Is there a way to rewrite these two equations into one equation that would work in both scenarios?
If $x > y$, then the equation is: $$z = \frac{x - y}{1 - y}.$$
If $x < y$, then the equation is: $$z = 1 - \frac{y - x}{y}.$$
Is there a way to rewrite these two equations into one equation that would work in both scenarios?
If $x > y$, then the equation is: $$z = \frac{x - y}{1 - y}.$$
If $x < y$, then the equation is: $$z = 1 - \frac{y - x}{y}.$$
There are at least two ways to do that. One way is to use an "if" construct: $$ z = \begin{cases} (x-y)/(1-y) & x > y, \\ x/y & x < y. \end{cases} $$ But that's like cheating.
The second way is using absolute values to implement the conditional "honestly": $$\frac{|x-y|+x-y}{2|x-y|} \cdot \frac{x-y}{1-y} + \frac{|x-y|+y-x}{2|x-y|} \cdot \frac{x}{y}. $$ You can simplify that if you want by taking common factors, to get $$ \frac{1}{2} \left( \frac{x-y}{1-y} + \frac{x}{y} \right) + \frac{x-y}{2|x-y|} \left( \frac{x-y}{1-y} - \frac{x}{y} \right). $$
This is to expand Yuval's answer so you may understand the idea and tackle it in general.

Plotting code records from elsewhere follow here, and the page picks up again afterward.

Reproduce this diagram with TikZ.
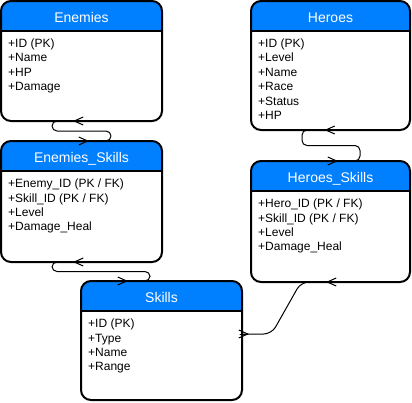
\documentclass[tikz,border=0pt]{standalone}
\usepackage{fontspec}
\setmainfont{Liberation Sans}
\usetikzlibrary{arrows.meta}
\definecolor{hdrblue}{HTML}{007FFF}
\tikzset{
  tbl/.style={rectangle, anchor=north west, fill=white, inner sep=0pt, outer sep=0pt, rounded corners=10pt},
  tblline/.style={line width=2pt, black},
  tbltitle/.style={anchor=base, inner sep=0pt, text=white, font=\fontsize{14}{16.8}\selectfont},
  tblbody/.style={anchor=north west, inner sep=0pt, align=left, font=\fontsize{12}{14.4}\selectfont, execute at begin node={\rule{0pt}{8.6pt}}},
  rel/.style={line width=1pt, rounded corners=5pt},
  barb/.style={line width=1pt, -{Straight Barb[length=9pt,width=8pt]}}
}
% one entity box: name, x, y, width, height, title, fields
\newcommand{\ertable}[7]{%
  \node[tbl, minimum width=#4, minimum height=#5] (#1) at (#2,#3) {};
  \begin{scope}
    \clip (#1.north west) rectangle ([yshift=-30pt]#1.north east);
    \fill[hdrblue, rounded corners=10pt] (#1.south west) rectangle (#1.north east);
  \end{scope}
  \draw[tblline] ([yshift=-30pt]#1.north west) -- ([yshift=-30pt]#1.north east);
  \draw[tblline, rounded corners=10pt] (#1.south west) rectangle (#1.north east);
  \node[tbltitle] (#1-t) at ([yshift=-21pt]#1.north) {#6};
  \node[tblbody] (#1-f) at ([shift={(7pt,-37.7pt)}]#1.north west) {#7};
}
\begin{document}
\begin{tikzpicture}[x=1pt, y=-1pt, line join=round, line cap=round]
  \useasboundingbox (0,0) rectangle (412,402);
  % tables
  \ertable{en}{1}{1}{161pt}{120pt}{Enemies}{+ID (PK)\\+Name\\+HP\\+Damage}
  \ertable{es}{1}{141}{161pt}{121pt}{Enemies\_Skills}{+Enemy\_ID (PK / FK)\\+Skill\_ID (PK / FK)\\+Level\\+Damage\_Heal}
  \ertable{sk}{81}{281}{161pt}{119pt}{Skills}{+ID (PK)\\+Type\\+Name\\+Range}
  \ertable{he}{251}{1}{159pt}{129pt}{Heroes}{+ID (PK)\\+Level\\+Name\\+Race\\+Status\\+HP}
  \ertable{hs}{251}{161}{159pt}{121pt}{Heroes\_Skills}{+Hero\_ID (PK / FK)\\+Skill\_ID (PK / FK)\\+Level\\+Damage\_Heal}
  % links
  \coordinate (c2t) at ([xshift=-41.5pt]sk.north);
  \coordinate (c4s) at ([yshift=6.5pt]sk.east);
  \draw[rel] (en.south) -- ++(-29.5,0) -- ++(0,10) -- ++(59,0) |- (es.north);
  \draw[barb] ([xshift=1pt]en.south) -- ([xshift=-8.5pt]en.south);
  \draw[barb] ([xshift=-2pt]es.north) -- ([xshift=7.5pt]es.north);
  \draw[rel] (es.south) -- ++(-29.5,0) -- ++(0,9.5) -| ([xshift=30pt]c2t) -- (c2t);
  \draw[barb] ([xshift=1pt]es.south) -- ([xshift=-8.5pt]es.south);
  \draw[barb] ([xshift=-2pt]c2t) -- ([xshift=8pt]c2t);
  \draw[rel] (he.south) -- ++(-28.5,0) -- ++(0,15.5) -- ++(58,0) |- (hs.north);
  \draw[barb] ([xshift=3pt]he.south) -- ([xshift=-6pt]he.south);
  \draw[barb] ([xshift=-2pt]hs.north) -- ([xshift=7.5pt]hs.north);
  \draw[rel, rounded corners=8pt] (c4s) -- ++(29.6,0) -- ([xshift=-29.5pt]hs.south) -- (hs.south);
  \draw[barb] ([xshift=-2pt]c4s) -- ([xshift=7pt]c4s);
  \draw[barb] ([xshift=4pt]hs.south) -- ([xshift=-4.5pt]hs.south);
\end{tikzpicture}
\end{document}
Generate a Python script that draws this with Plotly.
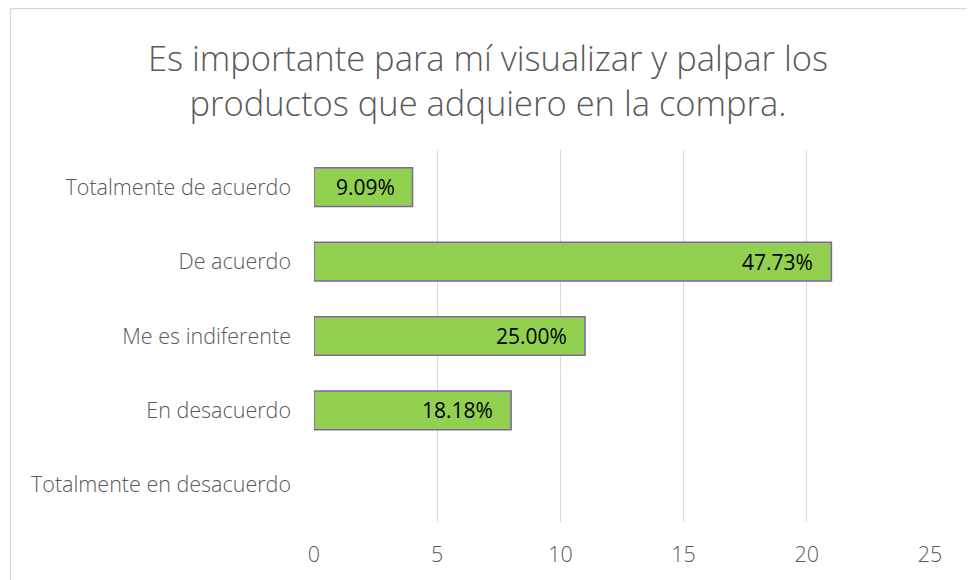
import plotly.graph_objects as go

categories = ["Totalmente de acuerdo", "De acuerdo", "Me es indiferente",
              "En desacuerdo", "Totalmente en desacuerdo"]
counts = [4, 21, 11, 8, 0]
labels = ["9.09%", "47.73%", "25.00%", "18.18%", ""]
x_ticks = [0, 5, 10, 15, 20, 25]

# page body has an 8px margin, so figure coordinates = page coordinates - 8
OFF = 8
W, H = 975 - OFF, 580 - OFF
L, R, T, B = 314 - OFF, W - (930 - OFF), 150 - OFF, H - (522 - OFF)
pw, ph = W - L - R, H - T - B
FONT = "Open Sans"

def px_x(x):
    return (x - L) / pw

def px_y(y):
    return (H - B - y) / ph

fig = go.Figure(go.Bar(
    y=categories, x=counts, orientation="h",
    marker=dict(color="#92D050",
                line=dict(color="#8064A2", width=[1.5 if c > 0 else 0 for c in counts])),
    width=0.52, hoverinfo="x+y",
))

for cat, c, lab in zip(categories, counts, labels):
    if lab:
        fig.add_annotation(x=c, y=cat, text=lab, showarrow=False, xanchor="right",
                           xshift=-16, font=dict(size=21, color="#000000", family=FONT))

fig.update_layout(
    width=W, height=H,
    margin=dict(l=L, r=R, t=T, b=B, autoexpand=False),
    paper_bgcolor="white", plot_bgcolor="white",
    font=dict(family=FONT, color="#595959"),
    title=dict(
        text="Es importante para mí visualizar y palpar los<br>productos que adquiero en la compra.",
        xref="container", x=(488 - OFF) / W, xanchor="center",
        yref="container", y=1 - (71 - OFF) / H, yanchor="middle",
        font=dict(size=34.5, color="#595959", family=FONT, weight=300),
    ),
    showlegend=False,
    xaxis=dict(range=[0, 25], tickvals=x_ticks, showgrid=True, gridcolor="#D9D9D9",
               gridwidth=1.3, zeroline=False, showline=False, fixedrange=True,
               tickfont=dict(size=21.5, color="#595959", weight=300), ticklabelstandoff=17),
    yaxis=dict(categoryorder="array", categoryarray=categories[::-1],
               showgrid=False, zeroline=False, showline=False, fixedrange=True,
               tickfont=dict(size=21.5, color="#595959", weight=300), ticklabelstandoff=22),
    shapes=[dict(type="rect", xref="paper", yref="paper",
                 x0=px_x(10.5 - OFF), x1=px_x(970.5 - OFF),
                 y0=px_y(600), y1=px_y(8.5 - OFF),
                 line=dict(color="#D9D9D9", width=1.3), layer="below")],
)

fig.write_html("out.html")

You need to express the cases in a single equation, in other words you need to find $$z = f(x,y)\; \frac{x - y}{1 - y} + g(x,y)\; \frac{x}{y}$$
Where the properties of $f$ and $g$ are
$$ f(x,y)= \begin{cases} 1 & x > y \\\\ 0 & x < y \end{cases} \quad \mbox{and} \quad g(x,y)= \begin{cases} 0 & x > y \\\\ 1 & x < y \end{cases} $$
It is pretty easy to find $f$ and $g$ out for yourself. For example, if $x\neq y$ then
$$f(x,y) = \theta(x-y)$$ $$g(x,y) = \theta(y-x)$$
Where $\theta(x)$ is the Heaviside theta function. To express it completely algebraically, $\theta(x)$ can be expressed in terms of $sgn(x)$ which can be expressed as $\frac{x}{|x|}$ for $x\neq 0$. So the theta function can be written as ($x\neq y$)$$\theta(z) = \frac{z+|z|}{2|z|}$$
I suppose the easiest way would be a piecewise function:
$$ z= \begin{cases} \frac{x-y}{1-y} & x > y \\\\ \frac{x}{y} & x < y \end{cases} $$
Unless you mean you'd like a single function which would satisfy both conditions, in which case Yuval's got you covered.